> **REQUIREMENTS**
Scan the data below. Pull out each line where "with" occurs.

-- BEGIN SUPPLIED MATERIAL --

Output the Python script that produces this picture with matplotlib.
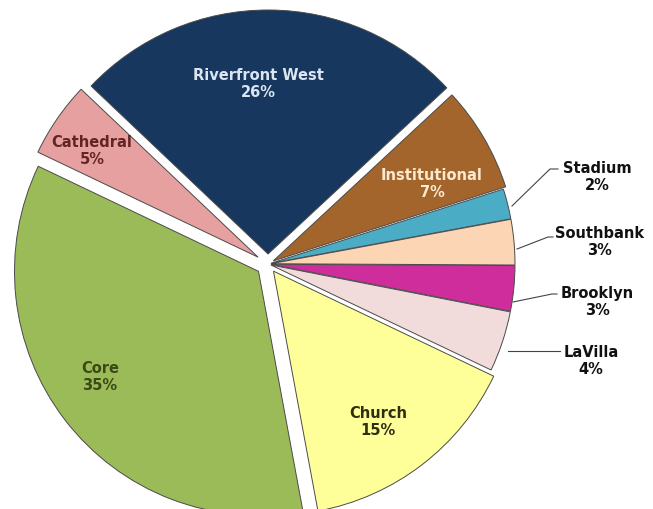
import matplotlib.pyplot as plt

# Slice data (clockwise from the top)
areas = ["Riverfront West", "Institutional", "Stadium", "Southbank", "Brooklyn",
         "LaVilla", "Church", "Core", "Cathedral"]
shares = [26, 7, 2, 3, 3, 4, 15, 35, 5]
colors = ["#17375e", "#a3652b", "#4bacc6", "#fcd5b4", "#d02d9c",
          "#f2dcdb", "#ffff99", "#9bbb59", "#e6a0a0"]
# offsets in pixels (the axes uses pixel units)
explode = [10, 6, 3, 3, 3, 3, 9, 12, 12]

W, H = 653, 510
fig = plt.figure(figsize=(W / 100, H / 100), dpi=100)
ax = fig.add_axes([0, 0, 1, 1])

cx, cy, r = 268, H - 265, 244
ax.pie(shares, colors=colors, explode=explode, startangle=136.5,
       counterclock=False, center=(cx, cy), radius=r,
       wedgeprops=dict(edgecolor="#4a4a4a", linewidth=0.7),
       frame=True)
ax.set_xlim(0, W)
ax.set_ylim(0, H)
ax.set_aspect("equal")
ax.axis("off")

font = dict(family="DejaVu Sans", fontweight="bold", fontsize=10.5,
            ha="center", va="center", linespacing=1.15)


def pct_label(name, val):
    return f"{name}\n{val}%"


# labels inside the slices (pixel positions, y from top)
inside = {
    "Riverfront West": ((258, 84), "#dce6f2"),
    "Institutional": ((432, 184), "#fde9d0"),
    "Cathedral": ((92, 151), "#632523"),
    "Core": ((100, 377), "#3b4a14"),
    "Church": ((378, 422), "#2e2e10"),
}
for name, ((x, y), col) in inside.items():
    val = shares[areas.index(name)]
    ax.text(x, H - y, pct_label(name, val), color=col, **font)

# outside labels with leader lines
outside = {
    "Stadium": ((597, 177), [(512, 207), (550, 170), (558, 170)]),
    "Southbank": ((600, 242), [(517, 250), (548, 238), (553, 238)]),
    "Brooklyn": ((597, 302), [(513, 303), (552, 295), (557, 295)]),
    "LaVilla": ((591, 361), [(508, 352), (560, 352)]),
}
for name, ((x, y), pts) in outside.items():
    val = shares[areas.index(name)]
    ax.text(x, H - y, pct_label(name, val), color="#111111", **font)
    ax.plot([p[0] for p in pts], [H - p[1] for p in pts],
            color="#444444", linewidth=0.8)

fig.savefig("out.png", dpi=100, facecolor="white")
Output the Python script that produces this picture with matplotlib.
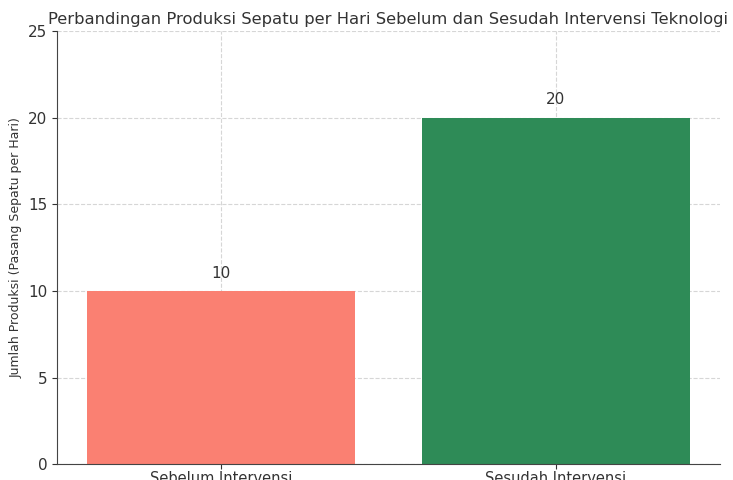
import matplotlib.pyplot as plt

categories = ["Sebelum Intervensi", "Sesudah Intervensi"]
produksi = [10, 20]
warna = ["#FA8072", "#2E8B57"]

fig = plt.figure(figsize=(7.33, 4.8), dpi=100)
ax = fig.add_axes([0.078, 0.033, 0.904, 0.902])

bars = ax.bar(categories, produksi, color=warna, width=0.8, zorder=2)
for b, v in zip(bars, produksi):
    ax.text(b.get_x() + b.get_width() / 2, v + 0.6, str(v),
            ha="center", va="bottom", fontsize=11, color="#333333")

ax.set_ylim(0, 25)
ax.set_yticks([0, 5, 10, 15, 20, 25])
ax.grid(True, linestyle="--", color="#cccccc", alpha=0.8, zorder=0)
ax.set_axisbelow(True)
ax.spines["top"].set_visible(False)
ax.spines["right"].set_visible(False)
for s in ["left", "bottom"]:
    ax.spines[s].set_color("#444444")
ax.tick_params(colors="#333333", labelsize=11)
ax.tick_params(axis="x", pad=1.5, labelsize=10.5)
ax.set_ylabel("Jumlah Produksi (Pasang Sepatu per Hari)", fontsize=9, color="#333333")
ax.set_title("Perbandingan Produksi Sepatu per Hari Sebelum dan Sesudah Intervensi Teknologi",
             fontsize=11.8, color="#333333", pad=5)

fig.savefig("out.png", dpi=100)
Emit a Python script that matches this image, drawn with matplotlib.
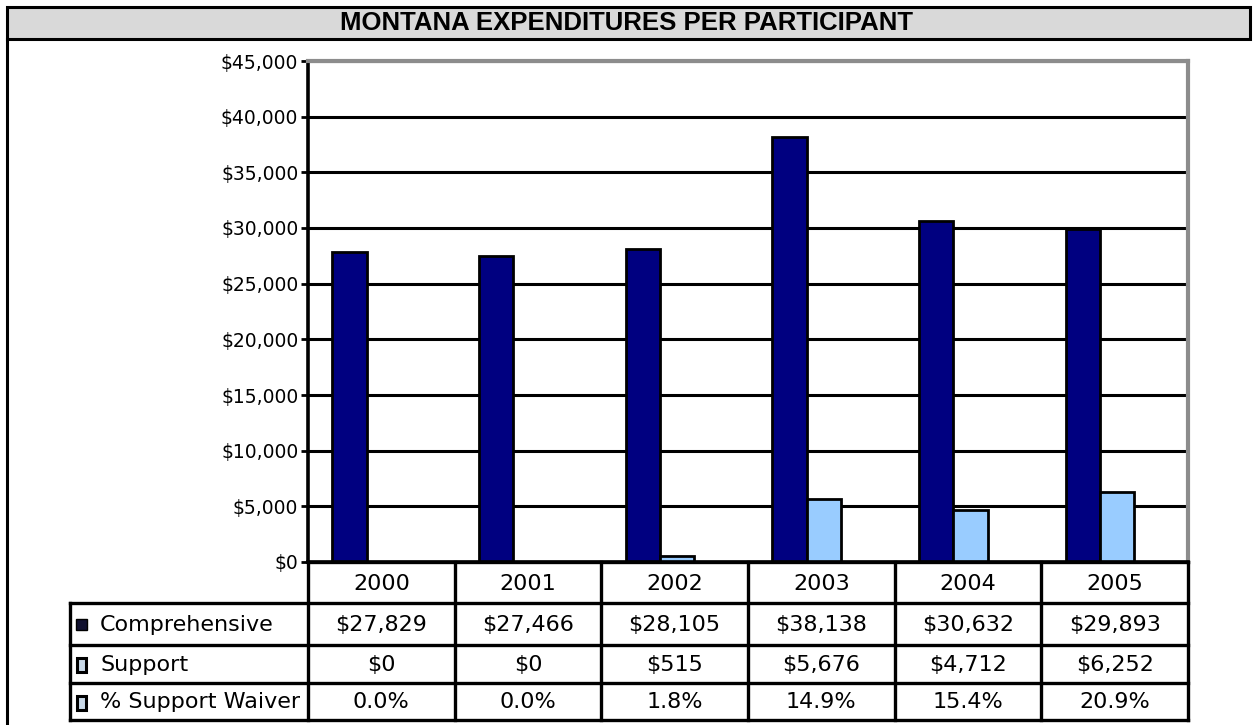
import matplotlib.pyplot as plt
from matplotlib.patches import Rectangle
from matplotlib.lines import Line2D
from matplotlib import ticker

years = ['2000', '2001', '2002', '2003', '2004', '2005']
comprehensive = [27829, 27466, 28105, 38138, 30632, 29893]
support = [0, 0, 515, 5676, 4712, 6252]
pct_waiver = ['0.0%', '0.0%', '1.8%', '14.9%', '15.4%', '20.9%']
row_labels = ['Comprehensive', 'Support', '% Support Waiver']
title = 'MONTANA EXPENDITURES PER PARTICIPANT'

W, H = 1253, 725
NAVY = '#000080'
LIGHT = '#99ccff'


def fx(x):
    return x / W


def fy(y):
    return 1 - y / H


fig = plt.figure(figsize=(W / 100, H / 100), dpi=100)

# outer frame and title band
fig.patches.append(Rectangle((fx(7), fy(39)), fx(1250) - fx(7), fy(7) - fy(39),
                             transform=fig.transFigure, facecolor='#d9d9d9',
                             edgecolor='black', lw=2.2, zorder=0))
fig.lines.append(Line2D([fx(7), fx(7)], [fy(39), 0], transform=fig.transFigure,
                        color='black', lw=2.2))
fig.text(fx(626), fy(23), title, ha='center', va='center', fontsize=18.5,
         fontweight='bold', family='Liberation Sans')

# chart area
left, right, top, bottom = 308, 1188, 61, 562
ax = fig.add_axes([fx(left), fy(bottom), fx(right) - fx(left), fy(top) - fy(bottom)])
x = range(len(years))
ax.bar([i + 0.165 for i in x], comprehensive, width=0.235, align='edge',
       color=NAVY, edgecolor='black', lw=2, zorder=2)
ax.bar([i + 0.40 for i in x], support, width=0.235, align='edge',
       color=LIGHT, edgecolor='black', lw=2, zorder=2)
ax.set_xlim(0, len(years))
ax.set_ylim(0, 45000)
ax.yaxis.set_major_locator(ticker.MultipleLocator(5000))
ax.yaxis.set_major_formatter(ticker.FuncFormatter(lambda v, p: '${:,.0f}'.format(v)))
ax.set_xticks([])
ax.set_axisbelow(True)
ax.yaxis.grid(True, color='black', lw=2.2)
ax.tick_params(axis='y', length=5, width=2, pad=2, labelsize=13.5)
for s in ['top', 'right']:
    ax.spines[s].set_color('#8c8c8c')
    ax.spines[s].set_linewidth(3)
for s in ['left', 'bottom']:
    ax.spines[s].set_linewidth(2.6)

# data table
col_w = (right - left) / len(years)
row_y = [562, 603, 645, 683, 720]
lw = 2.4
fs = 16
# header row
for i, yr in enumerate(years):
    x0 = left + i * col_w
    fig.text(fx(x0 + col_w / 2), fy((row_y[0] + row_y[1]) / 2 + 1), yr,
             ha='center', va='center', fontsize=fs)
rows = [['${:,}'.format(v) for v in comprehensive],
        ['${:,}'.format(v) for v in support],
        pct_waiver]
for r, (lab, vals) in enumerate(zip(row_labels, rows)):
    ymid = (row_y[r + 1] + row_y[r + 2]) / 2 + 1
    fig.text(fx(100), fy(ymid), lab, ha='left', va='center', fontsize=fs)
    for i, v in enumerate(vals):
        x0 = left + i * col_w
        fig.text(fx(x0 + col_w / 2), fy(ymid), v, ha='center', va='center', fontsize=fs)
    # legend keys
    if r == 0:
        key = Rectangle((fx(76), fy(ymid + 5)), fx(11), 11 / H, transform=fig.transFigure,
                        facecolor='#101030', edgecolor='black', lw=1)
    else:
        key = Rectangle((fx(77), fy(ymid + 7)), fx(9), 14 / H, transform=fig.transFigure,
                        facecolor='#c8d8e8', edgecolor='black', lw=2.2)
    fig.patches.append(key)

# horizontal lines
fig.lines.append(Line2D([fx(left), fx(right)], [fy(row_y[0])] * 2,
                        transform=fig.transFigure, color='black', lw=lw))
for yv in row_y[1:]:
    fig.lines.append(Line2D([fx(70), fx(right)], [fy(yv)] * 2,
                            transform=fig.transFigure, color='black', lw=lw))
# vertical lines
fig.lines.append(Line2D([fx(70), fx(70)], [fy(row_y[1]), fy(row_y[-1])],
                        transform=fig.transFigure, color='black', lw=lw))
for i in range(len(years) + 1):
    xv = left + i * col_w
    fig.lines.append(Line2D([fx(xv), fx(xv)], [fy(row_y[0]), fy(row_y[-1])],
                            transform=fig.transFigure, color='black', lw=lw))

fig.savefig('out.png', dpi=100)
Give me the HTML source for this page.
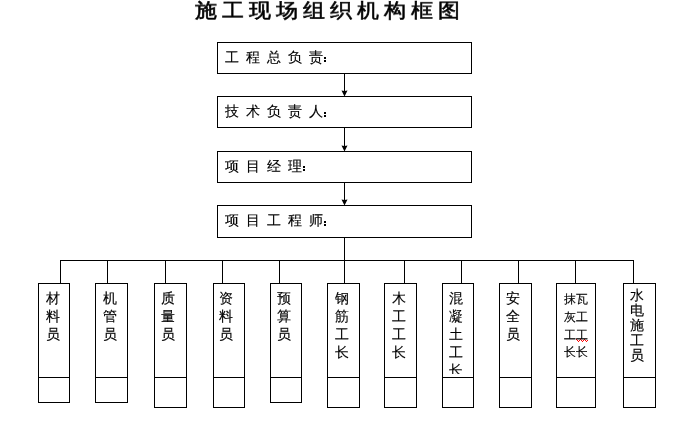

-- END SUPPLIED MATERIAL --

> **RESPONSE TO THIS EXERCISE**
Output the Python script that produces this picture with matplotlib.
# outside labels with leader lines
Output the Python script that produces this picture with matplotlib.
Emit a Python script that matches this image, drawn with matplotlib.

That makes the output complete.